The Cathedral Church of St John the Divine, begun in 1892 and still incomplete, is the largest catherdral in the world. After admiring the magnificent bronze Peace Fountain adjacent to the Cathedral, which is surrounded by minature bronzes of interpretations of "creation" designed and sculpted by school students (K1-12), we made our way into the cathedral to attend a Good Friday service. The cathedral serves as a venue for leadership, learning, and celebration for people of all faiths, as well as avant garde musical and theatrical events.
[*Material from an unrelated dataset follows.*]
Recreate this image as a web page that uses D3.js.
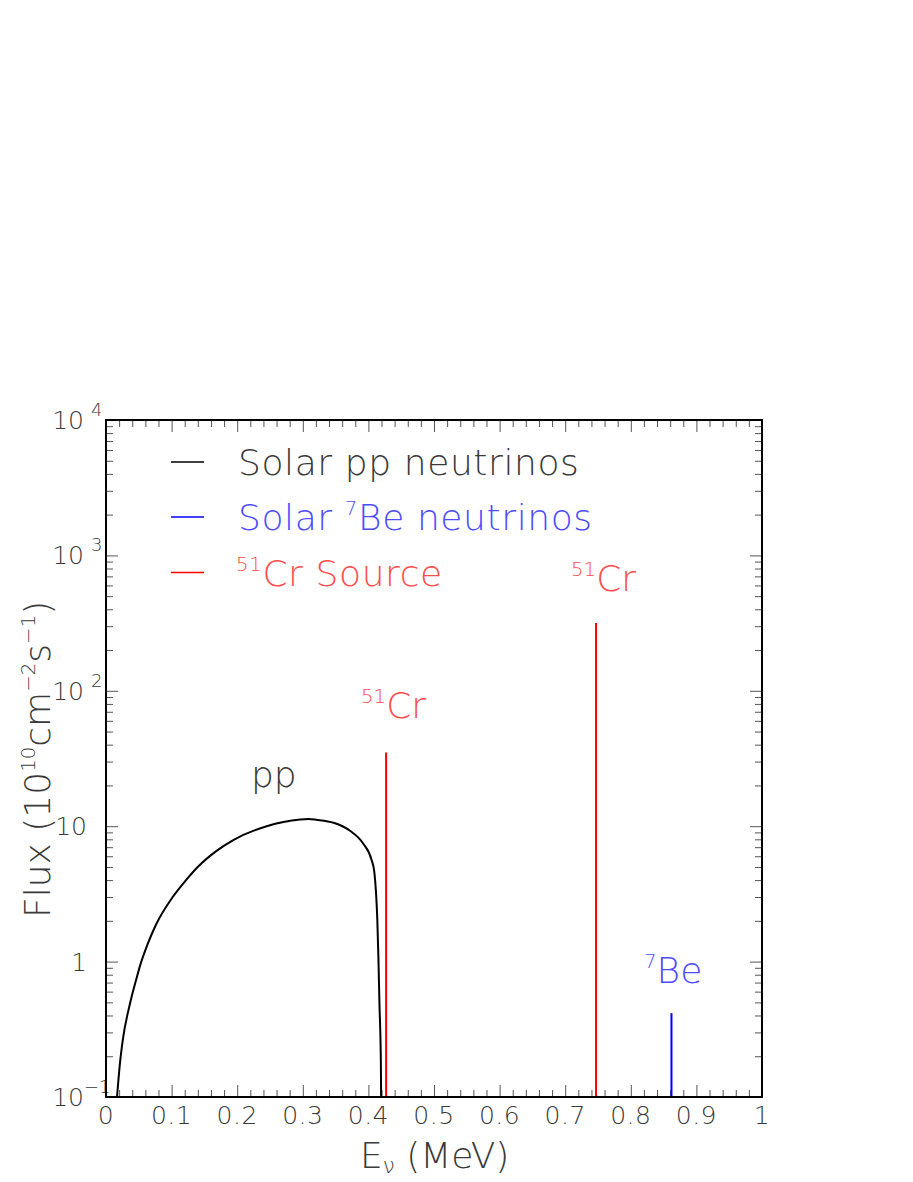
<!DOCTYPE html>
<html>
<head>
<meta charset="utf-8">
<script src="https://cdn.jsdelivr.net/npm/d3@7/dist/d3.min.js"></script>
<style>
  html, body { margin: 0; padding: 0; background: #fff; }
  svg text { font-family: "DejaVu Sans", sans-serif; font-weight: 200; }
</style>
</head>
<body>
<svg id="chart" width="913" height="1182"></svg>
<script>
// ---- data ----
const ppEnergy = [0.0168, 0.0214, 0.0254, 0.0366, 0.0468, 0.0524, 0.0636, 0.0763, 0.1017, 0.122, 0.1398, 0.168, 0.194, 0.245, 0.296, 0.309, 0.321, 0.347, 0.372, 0.392, 0.405, 0.409, 0.4115, 0.4135, 0.4152, 0.4168, 0.419, 0.4194];
const ppFlux   = [0.1,    0.18,   0.26,   0.49,   0.76,   0.95,   1.35,   1.88,   3.0,    4.0,   5.0,    6.55,  7.9,   10.0,  11.2,  11.3,  11.15, 10.6,  9.25,  7.45,  5.6,   4.6,   3.3,    2.1,    1.1,    0.5,    0.18,  0.1];
const lineNames  = ["Cr51a", "Cr51b", "Be7"];
const lineEnergy = [0.427, 0.747, 0.862];
const lineFlux   = [35, 317, 0.416];
const xTickValues = [0, 0.1, 0.2, 0.3, 0.4, 0.5, 0.6, 0.7, 0.8, 0.9, 1];
const xTickLabels = ["0", "0.1", "0.2", "0.3", "0.4", "0.5", "0.6", "0.7", "0.8", "0.9", "1"];
const yTickValues = [0.1, 1, 10, 100, 1000, 10000];
const yTickBase   = ["10", "1", "10", "10", "10", "10"];
const yTickExp    = ["−1", "", "", "2", "3", "4"];

// ---- layout ----
const svg = d3.select("#chart");
const L = 106, R = 762, T = 420, B = 1097;
const x = d3.scaleLinear().domain([0, 1]).range([L, R]);
const y = d3.scaleLog().domain([0.1, 10000]).range([B, T]);

const tickColor = "#555";
const textColor = "#3a3a3a";
const red = "#ff0000", blue = "#0000ff";
const redText = "#ff4d4d", blueText = "#4d4dff";

// minor tick values
const xMinor = d3.range(0, 1.0001, 0.02).map(v => +v.toFixed(3)).filter(v => !xTickValues.some(m => Math.abs(m - v) < 1e-6));
const yMinor = [];
for (let e = -1; e < 4; e++) for (let k = 2; k <= 9; k++) yMinor.push(k * Math.pow(10, e));

function styleAxis(g) {
  g.select(".domain").remove();
  g.selectAll(".tick line").attr("stroke", tickColor).attr("stroke-width", 1);
  g.selectAll(".tick text").remove();
}
// bottom & top
svg.append("g").attr("transform", `translate(0,${B})`).call(d3.axisBottom(x).tickValues(xTickValues).tickSize(-12)).call(styleAxis);
svg.append("g").attr("transform", `translate(0,${B})`).call(d3.axisBottom(x).tickValues(xMinor).tickSize(-7)).call(styleAxis);
svg.append("g").attr("transform", `translate(0,${T})`).call(d3.axisTop(x).tickValues(xTickValues).tickSize(-12)).call(styleAxis);
svg.append("g").attr("transform", `translate(0,${T})`).call(d3.axisTop(x).tickValues(xMinor).tickSize(-7)).call(styleAxis);
// left & right
svg.append("g").attr("transform", `translate(${L},0)`).call(d3.axisLeft(y).tickValues(yTickValues).tickSize(-12)).call(styleAxis);
svg.append("g").attr("transform", `translate(${L},0)`).call(d3.axisLeft(y).tickValues(yMinor).tickSize(-7)).call(styleAxis);
svg.append("g").attr("transform", `translate(${R},0)`).call(d3.axisRight(y).tickValues(yTickValues).tickSize(-12)).call(styleAxis);
svg.append("g").attr("transform", `translate(${R},0)`).call(d3.axisRight(y).tickValues(yMinor).tickSize(-7)).call(styleAxis);

// x tick labels
svg.append("g").selectAll("text").data(xTickValues).join("text")
  .attr("x", d => x(d)).attr("y", B + 27)
  .attr("text-anchor", "middle").attr("font-size", 25).attr("fill", textColor)
  .attr("letter-spacing", 0.5)
  .text((d, i) => xTickLabels[i]);

// y tick labels
const yl = svg.append("g").selectAll("g").data(yTickValues).join("g");
yl.each(function(d, i) {
  const g = d3.select(this);
  const hasExp = yTickExp[i] !== "";
  const baseEnd = hasExp ? 84 : 87;
  g.append("text").attr("x", baseEnd).attr("y", y(d) + 9)
    .attr("text-anchor", "end").attr("font-size", 25).attr("fill", textColor)
    .text(yTickBase[i]);
  if (hasExp) {
    g.append("text").attr("x", yTickExp[i].length > 1 ? 84 : 91).attr("y", y(d) - 4)
      .attr("text-anchor", "start").attr("font-size", 18).attr("fill", textColor)
      .text(yTickExp[i]);
  }
});

// clip
svg.append("clipPath").attr("id", "plotclip").append("rect")
  .attr("x", L).attr("y", T).attr("width", R - L).attr("height", B - T);

// pp curve
const ppData = ppEnergy.map((e, i) => [e, ppFlux[i]]);
svg.append("path").datum(ppData)
  .attr("clip-path", "url(#plotclip)")
  .attr("fill", "none").attr("stroke", "#000").attr("stroke-width", 2)
  .attr("d", d3.line().x(d => x(d[0])).y(d => y(d[1])).curve(d3.curveMonotoneX));

// mono-energetic lines
const lineColor = { Cr51a: red, Cr51b: red, Be7: blue };
svg.append("g").selectAll("line").data(lineEnergy).join("line")
  .attr("x1", d => x(d)).attr("x2", d => x(d))
  .attr("y1", y(0.1)).attr("y2", (d, i) => y(lineFlux[i]))
  .attr("stroke", (d, i) => lineColor[lineNames[i]]).attr("stroke-width", 2);

// frame
svg.append("rect").attr("x", L).attr("y", T).attr("width", R - L).attr("height", B - T)
  .attr("fill", "none").attr("stroke", "#000").attr("stroke-width", 2);

// legend
const legendColors = ["#000", blue, red];
const legendY = [462, 517, 572.5];
legendY.forEach((ly, i) => {
  svg.append("line").attr("x1", 171).attr("x2", 204).attr("y1", ly).attr("y2", ly)
    .attr("stroke", legendColors[i]).attr("stroke-width", 1.5);
});
function supText(g, xPos, yPos, parts, color, size, spacing) {
  const t = g.append("text").attr("x", xPos).attr("y", yPos).attr("fill", color).attr("font-size", size);
  if (spacing) t.attr("letter-spacing", spacing);
  parts.forEach(p => {
    const ts = t.append("tspan").text(p.t);
    if (p.sup) ts.attr("font-size", size * 0.55).attr("dy", -size * 0.42);
    else if (p.sub) ts.attr("font-size", size * 0.6).attr("dy", size * 0.15);
    if (p.down) ts.attr("dy", p.down);
  });
  return t;
}
const LS = 36;
supText(svg, 238, 475, [{t: "Solar pp neutrinos"}], textColor, LS, 0.6);
supText(svg, 238, 530, [{t: "Solar "}, {t: "7", sup: true}, {t: "Be neutrinos", down: LS * 0.42}], blueText, LS, 0.6);
supText(svg, 236, 586, [{t: "51", sup: true}, {t: "Cr Source", down: LS * 0.42}], redText, LS, 0.6);

// line labels
supText(svg, 361, 718, [{t: "51", sup: true}, {t: "Cr", down: LS * 0.42}], redText, LS);
supText(svg, 571, 591, [{t: "51", sup: true}, {t: "Cr", down: LS * 0.42}], redText, LS);
supText(svg, 644, 983, [{t: "7", sup: true}, {t: "Be", down: LS * 0.42}], blueText, LS);
svg.append("text").attr("x", 251).attr("y", 787).attr("font-size", LS).attr("fill", textColor).text("pp");

// axis titles
supText(svg, 360, 1168, [{t: "E"}, {t: "ν", sub: true}, {t: " (MeV)", down: -LS * 0.15}], textColor, LS);
const yt = svg.append("g").attr("transform", "translate(50,918) rotate(-90)");
supText(yt, 0, 0, [
  {t: "Flux (10"}, {t: "10", sup: true},
  {t: "cm", down: 36 * 0.42}, {t: "−2", sup: true},
  {t: "s", down: 36 * 0.42}, {t: "−1", sup: true},
  {t: ")", down: 36 * 0.42}
], textColor, 36);
</script>
</body>
</html>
On leaving the cathedral, we made our way to the north of central park and meandered through the park's many pathways, enjoying clusters of daffodils, hyancinths and crocuses passing the "Strawberrry Fields" memorial in view of John Lennon's Dakota apartment building and exiting near the Bethesda Terrace.
For dinner, we dined at "Shalezeh" a Persian restaurant where we enjoyed a beautifully presented meal with exotic flavours and colours. We still had one more stop:The Metropolitan Museum of Art! So much to see and so little time to indulge but we tried our best and marvelled at the art on view as well as the building!
Saturday-a day of contrasts! From soprano's at the Met to Sopranos in New Jesey?! John set off with other "Soprano" series afficianados for a five hour bus tour of "Soprano" haunts! I meanwhile, headed to the Chelsea district where the "High Line", an elevated former train track, now a walkway laid out with trees, shrubs, flowers and art installations, has transformed the area. I also stopped by the Chelsea Market, a former Nabisco factory where the first "Oreo" cookies were made, now redeveloped as a food market.
Mid afternoon, we boarded the "Bolt Bus" on 33rd St and headed back to D.C., Manhattan's skyline drifting out of view but forever imprinted on our memory.